Driving Children or Leading Children
I read that General Eisenhower would demonstrate the art of leadership with a piece of string. After laying the string on a table, he would say, “Notice what happens when I pull the string; it goes wherever I lead it. Now watch what happens when I push the string; it goes nowhere at all—that’s assault, not leadership.” What a great quote on leadership…and parenting! Many parents drive their children rather than lead their children. Consider just three differences.
Prodding them or inspiring them. Parents who drive their children push them, cajole them, and prod them to produce, accomplish, and succeed. They often express dissatisfaction with a less than stellar performance. Parents who lead do so by example. Leading implies going ahead of them to show the way. A parent’s leadership will inspire children to follow in their parent’s footsteps. If you want your children to eat a healthy diet and exercise, do so yourself. If you want your children to exhibit respect, be polite yourself. Say “please” and “thank you” to them and others. Let them hear you say polite words often. If you want your children to go to church, enjoy going yourself. You get the idea. When parents drive their children, they push them into the unknown alone. A parent who leads goes before their child into that unknown.
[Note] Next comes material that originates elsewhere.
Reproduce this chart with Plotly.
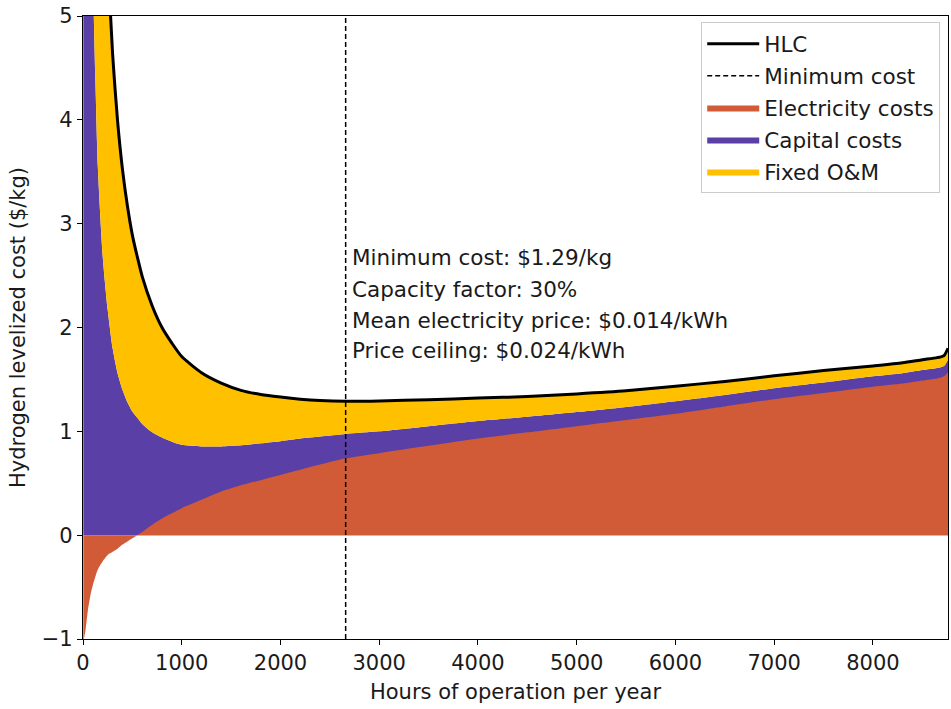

A parent who guides goes with their child into that unknown. Both leading and guiding create a sense of safety for children. Our children learn from our example, not our constant prodding and pushing. So, quit prodding and inspire them instead…take the lead.
Laying down the law or studying the book. Parents who drive their children focus on the rules. They lay down the law and demand compliance. Rules keep us on the straight and narrow, away from the evil influences around us. But, an overabundance of rules and a focus on the rules will send a message of distrust in your children, their knowledge of right behavior, their desire to behave appropriately, and their ability to do so. A focus on rules may also force children to break the rules just to establish their own independence. Parents who lead focus on relationship. Sure they have rules but they focus on a relationship with their children. They have become a student of their children. They constantly learn about their children’s interests, friends, fears, vulnerabilities, dreams, etc. Parents who lead have an unquenchable thirst to know their children. Out of that knowledge, a parent can lead, motivate, and inspire their children to be their best.
Running away or running to. Parents who drive their children establish a strong authoritarian presence. Their children often respond to the authoritarian demands and expectations in one of two ways: rebellion or withdrawal. When children have parents who drive them, they shrink away from their parents’ voice. Demands and rules cause children to shrink away in fear. Authoritarian expectations cause children to shrink into a shell, withdrawing for fear of failure and never being good enough to meet their parents’ expectations and so please them. Children may also rebel in the face of the excessive demands and expectations of authoritarian parents. In order to “become their own person,” they have to rebel. Parents who lead establish a strong authority based on relationship. Their children rise up to their parents’ voice. They respond with confidence to the family expectation. They feel known and valued so they act more responsibly and respectfully.
We could go on, but let me ask you: do you drive your children or lead them? Do you push them into the unknown or lead them by example? Do you focus primarily on “laying down the law” or on “building a relationship” of mutual trust and respect…or both? Does your voice and presence cause your children to shrink or grow? Pull the string, don’t push it. Take the lead!